In 1955, soon after completing his studies in France, Endo was awarded a prize for his short novel White Man. Soon after, a second novella appeared with the title Yellow Man. Both works are a tangle of moral and spiritual dilemmas. Both include diaries. In both stories we feel the heavy weight of evil counteracted precariously by gratuitous redemption. Readers familiar with Graham Greene and Flannery O’Connor will find in Shusaku Endo a kindred spirit.

White Man is set in occupied Lyon in the year 1942. The nameless narrator, a young Frenchman collaborating with the Nazis, writes to make a record of his actions. “I must live,” he writes at the beginning of the diary, “history can never annihilate me.” Like a character in a medieval morality play, evil takes on a physical form.
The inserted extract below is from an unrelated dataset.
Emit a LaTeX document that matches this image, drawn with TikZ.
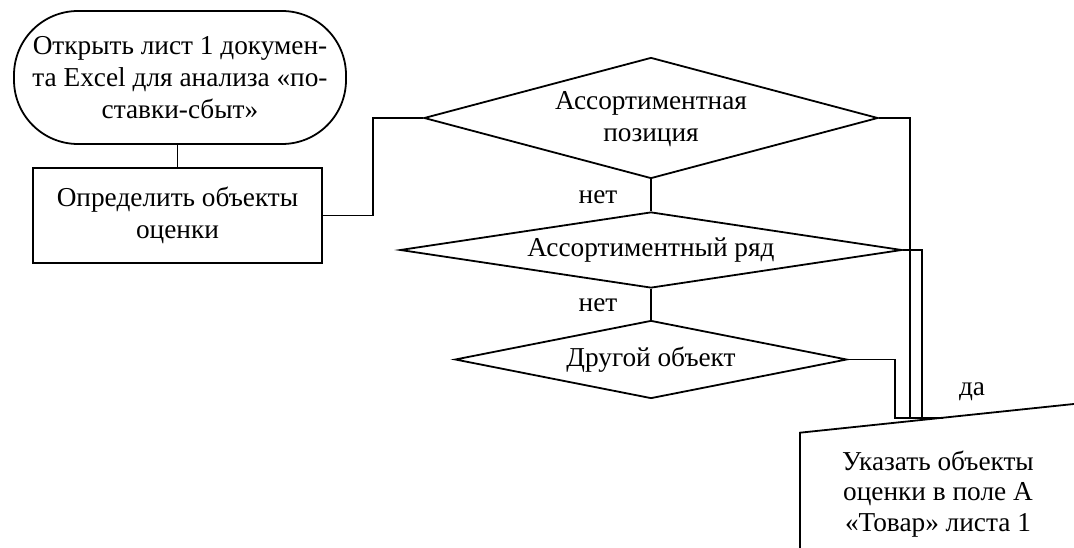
\documentclass[tikz,border=0pt]{standalone}
\usepackage{fontspec}
\setmainfont{Liberation Serif}
\usetikzlibrary{shapes.geometric}
\begin{document}
\begin{tikzpicture}[x=1pt,y=-1pt, line width=1.8pt,
  every node/.style={font=\fontsize{27.3}{32}\selectfont},
  box/.style={draw, rectangle, minimum width=289pt, minimum height=95pt, align=center, inner sep=0pt},
  term/.style={draw, rectangle, rounded corners=64pt, minimum width=332pt, minimum height=133pt, align=center, inner sep=0pt},
  dec/.style={draw, diamond, inner sep=0pt, align=center},
  lbl/.style={inner sep=0pt}]
\useasboundingbox (0,0) rectangle (1074,548);
\clip (0,0) rectangle (1074,548);
\node[term] (start) at (180,77.5) {Открыть лист 1 докумен-\\та Excel для анализа «по-\\ставки-сбыт»};
\node[box] (def) at (177.5,215.5) {Определить объекты\\оценки};
\node[dec, aspect=3.75, minimum width=454pt, minimum height=121pt, text depth=4pt] (d1) at (651,118) {Ассортиментная\\позиция};
\node[dec, aspect=6.6, minimum width=502pt, minimum height=76pt] (d2) at (651,250) {Ассортиментный ряд};
\node[dec, aspect=5.0, minimum width=392pt, minimum height=78pt] (d3) at (651,359.5) {Другой объект};
% manual input shape (partly outside the picture)
\coordinate (tl) at (800,432.7);
\coordinate (tr) at (1090,402.3);
\draw (800,560) -- (tl) -- (tr);
\node[align=center, inner sep=0pt, font=\fontsize{27.3}{30.5}\selectfont] (inp) at (938,494) {Указать объекты\\оценки в поле А\\«Товар» листа 1};
\coordinate (c1) at (910,418);
\coordinate (c2) at (922,418);
\coordinate (c3) at (895,418);
\coordinate (j) at (943,418);
% connectors
\draw (def.north |- start.south) -- (def.north);
\draw (def.east) -- ++(50,0) |- (d1.west);
\draw (d1.south) -- (d2.north);
\draw (d2.south) -- (d3.north);
\draw (d1.east) -| (c1);
\draw (d2.east) -| (c2);
\draw (d3.east) -| (c3) -- (j);
% labels
\node[lbl] (n1) at (598,197) {нет};
\node[lbl] (n2) at (598,305) {нет};
\node[lbl] (yes) at (972,392) {да};
\end{tikzpicture}
\end{document}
But even at the darkest moments of betrayal and cruelty, the narrator cannot escape the possibility of redemption. After achieving his initial goal of deceit, he comments, “Something like desolation tugged at my heart.” He admits experiencing “rage and shame” before the Catholic seminarian whose principles he detests. He is unnerved by the image of Christ in the church where he goes to spy on his adversaries: “It was as if he meant to seduce me, preying on my most vulnerable points.” When the seminarian is arrested and tortured by the Gestapo for his part in the French Resistance, the narrator is an accomplice but holds the torturers in contempt and surprises himself by praying for the seminarian’s endurance. While the narrator’s overall intent is to prove that “evil is eternal” and to unmask the artifices of those “intoxicated with belief” and martyrdom, the end result is a “profound fatigue” and “a storm over a gray sea of sorrow.”

Yellow Man is told through a letter written to a French missionary in a Japanese prison camp during the Second World War. Chiba-san, a Japanese student, writes to his former mentor in the Catholic faith, Father Breau, and includes the diary of the recently deceased Pierre Durand. Mr. Durand was also a French missionary until a liaison with a Japanese woman resulted in his expulsion from the church.

The student writes of his abandonment of a white, foreign God. He prefers a pagan tranquility in place of Catholicism’s internal battles with sin and death. Mr. Durand, on the other hand, can never escape the God from whom he expects eternal damnation. Fear prompts him to betray Father Breau, his only friend and source of solace. Meanwhile, the student, with incipient signs of tuberculosis, opts for indifference as he betrays the fiancée of his childhood friend and leaves unspoken a word of warning to his former mentor.

When the confessional diary is entrusted to the Japanese student, the broken man, Durand, walks off to certain death “a few seconds before the bombs fell.”

These are hard stories from which to extract a glimmer of redemption, but as Shusaku Endo once wrote, “Christ did not die for the good and beautiful.”